For mortgage loans, TILA also requires a special disclosure called the Loan Estimate, which must be provided within three business days of applying for a mortgage. This form summarizes the key terms of the loan, including the APR, monthly payment, and closing costs, in a user-friendly format.
Right of Rescission
One of the most powerful consumer protections under TILA is the right of rescission. For certain types of loans, such as home equity loans or refinances (but not a purchase money mortgage), borrowers have a three-business-day cooling-off period after signing the loan documents. During this time, the borrower can cancel the loan for any reason without penalty. The lender must return any fees paid, and the borrower must return the principal. This right is designed to give consumers a chance to reconsider high-cost loans or loans they may have been pressured into taking.
Enforcement and Penalties
TILA is enforced by several federal agencies, including the Consumer Financial Protection Bureau (CFPB), the Federal Trade Commission (FTC), and the Office of the Comptroller of the Currency (OCC). If a lender violates TILA, consumers can sue for actual damages, statutory damages (up to a certain amount), and attorney’s fees. For example, if a lender fails to provide the required disclosures or provides inaccurate information, a borrower may be entitled to damages. In some cases, the borrower may also be able to rescind the loan, even after the three-day period has passed, if the lender failed to provide the required disclosures.

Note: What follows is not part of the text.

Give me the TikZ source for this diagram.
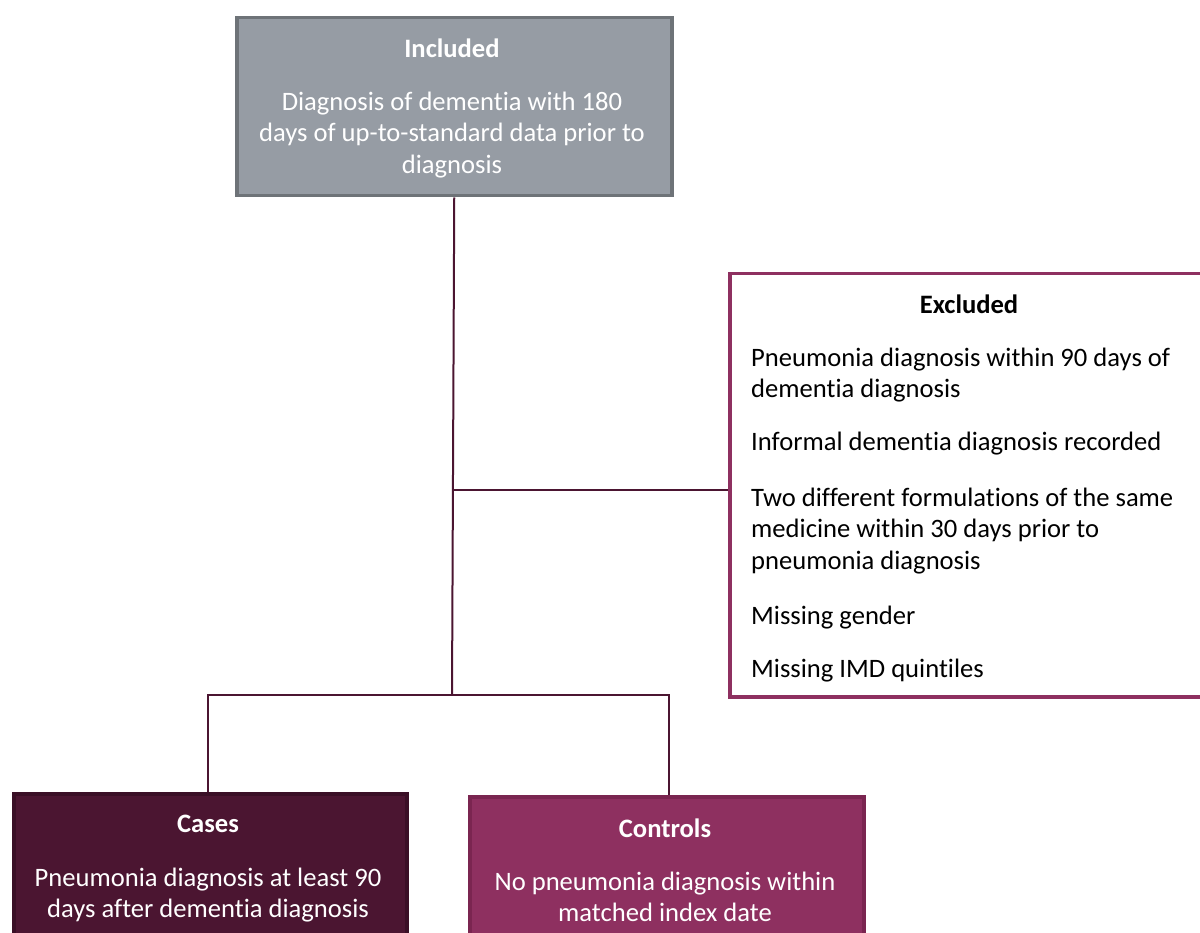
\documentclass[tikz,border=0pt]{standalone}
\usepackage{fontspec}
\setmainfont[Ligatures=NoCommon]{Carlito}
\definecolor{inclfill}{HTML}{969CA4}
\definecolor{incldraw}{HTML}{6E7378}
\definecolor{plum}{HTML}{8E3060}
\definecolor{plumdark}{HTML}{7A2550}
\definecolor{wine}{HTML}{4B1531}
\definecolor{winedark}{HTML}{3A0F26}
\definecolor{linkcol}{HTML}{4B1531}
\tikzset{
  box/.style={rectangle, line width=3.5pt, inner sep=0pt, anchor=north west},
  txt/.style={inner sep=0pt, font=\fontsize{26.6}{31.5}\selectfont},
  ttl/.style={txt, font=\fontsize{26.6}{31.5}\selectfont\bfseries},
  link/.style={draw=linkcol, line width=2pt},
}
\begin{document}
\begin{tikzpicture}[x=1pt,y=-1pt]
\useasboundingbox (0,0) rectangle (1200,933);
\clip (0,0) rectangle (1200,933);
% boxes
\node[box, draw=incldraw, fill=inclfill, minimum width=435pt, minimum height=178pt] (incl) at (235,16) {};
\node[box, draw=plum, fill=white, minimum width=500pt, minimum height=423pt] (excl) at (728,272) {};
\node[box, draw=winedark, fill=wine, minimum width=393pt, minimum height=170pt] (cases) at (12,792) {};
\node[box, draw=plumdark, fill=plum, minimum width=394pt, minimum height=170pt] (ctrl) at (468,795) {};
% texts
\node[ttl, text=white] (inclT) at (452,48) {Included};
\node[txt, text=white, align=center] (inclB) at (452,135) {Diagnosis of dementia with 180\\days of up-to-standard data prior to\\diagnosis};
\node[ttl] (exclT) at (969,304) {Excluded};
\node[txt, anchor=west, align=left] (ex1) at (751,375) {Pneumonia diagnosis within 90 days of\\dementia diagnosis};
\node[txt, anchor=west, align=left] (ex2) at (751,444) {Informal dementia diagnosis recorded};
\node[txt, anchor=west, align=left] (ex3) at (751,531) {Two different formulations of the same\\medicine within 30 days prior to\\pneumonia diagnosis};
\node[txt, anchor=west, align=left] (ex4) at (751,618) {Missing gender};
\node[txt, anchor=west, align=left] (ex5) at (751,671) {Missing IMD quintiles};
\node[ttl, text=white] (casesT) at (208,824) {Cases};
\node[txt, text=white, align=center] (casesB) at (208,895) {Pneumonia diagnosis at least 90\\days after dementia diagnosis};
\node[ttl, text=white] (ctrlT) at (665,828) {Controls};
\node[txt, text=white, align=center] (ctrlB) at (665,897) {No pneumonia diagnosis within\\matched index date};
% connectors
\coordinate (hub) at (452,695);
\coordinate (side) at (452,490);
\draw[link] (incl.south) -- (hub);
\draw[link] (side) -- (side -| excl.west);
\draw[link] (hub) -- (208,695) -- (208,792);
\draw[link] (hub) -- (669,695) -- (669,795);
\end{tikzpicture}
\end{document}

Examples of TILA in Action
Consider a consumer shopping for a car loan. Under TILA, the dealer must provide a disclosure that clearly states the APR, the finance charge, the total amount financed, and the monthly payment. This allows the consumer to compare the offer from the dealer with an offer from a bank or credit union. Without TILA, a dealer might quote a low interest rate but hide high fees, making the loan more expensive than it appears. TILA ensures that the consumer sees the true cost.
Another example is a homeowner looking to refinance their mortgage. The lender must provide a Loan Estimate within three days of application. This form shows the APR, monthly payment, and closing costs. The homeowner can then compare this estimate with offers from other lenders. If the homeowner decides to cancel the loan within three days of signing, they have the right to do so under TILA’s right of rescission.
Limitations and Exemptions
TILA does not apply to all types of credit. It generally does not cover business loans, loans over a certain amount (adjusted for inflation), or credit extended to organizations. It also does not regulate the interest rate itself; it only requires that the rate and other terms be disclosed. The law has been amended several times, most notably by the Home Ownership and Equity Protection Act (HOEPA) in 1994, which added protections for high-cost mortgages, and the Dodd-Frank Act in 2010, which created the CFPB and transferred rulemaking authority for TILA to that agency.
Why TILA Matters
TILA is a cornerstone of consumer credit protection. It empowers consumers by providing the information they need to make informed decisions about borrowing money. By requiring clear and consistent disclosures, TILA helps prevent predatory lending practices and promotes competition among lenders. Understanding TILA is essential for anyone who uses credit, whether for a credit card, a car loan, a student loan, or a mortgage. It gives you the tools to compare offers, understand the true cost of credit, and protect your rights as a borrower.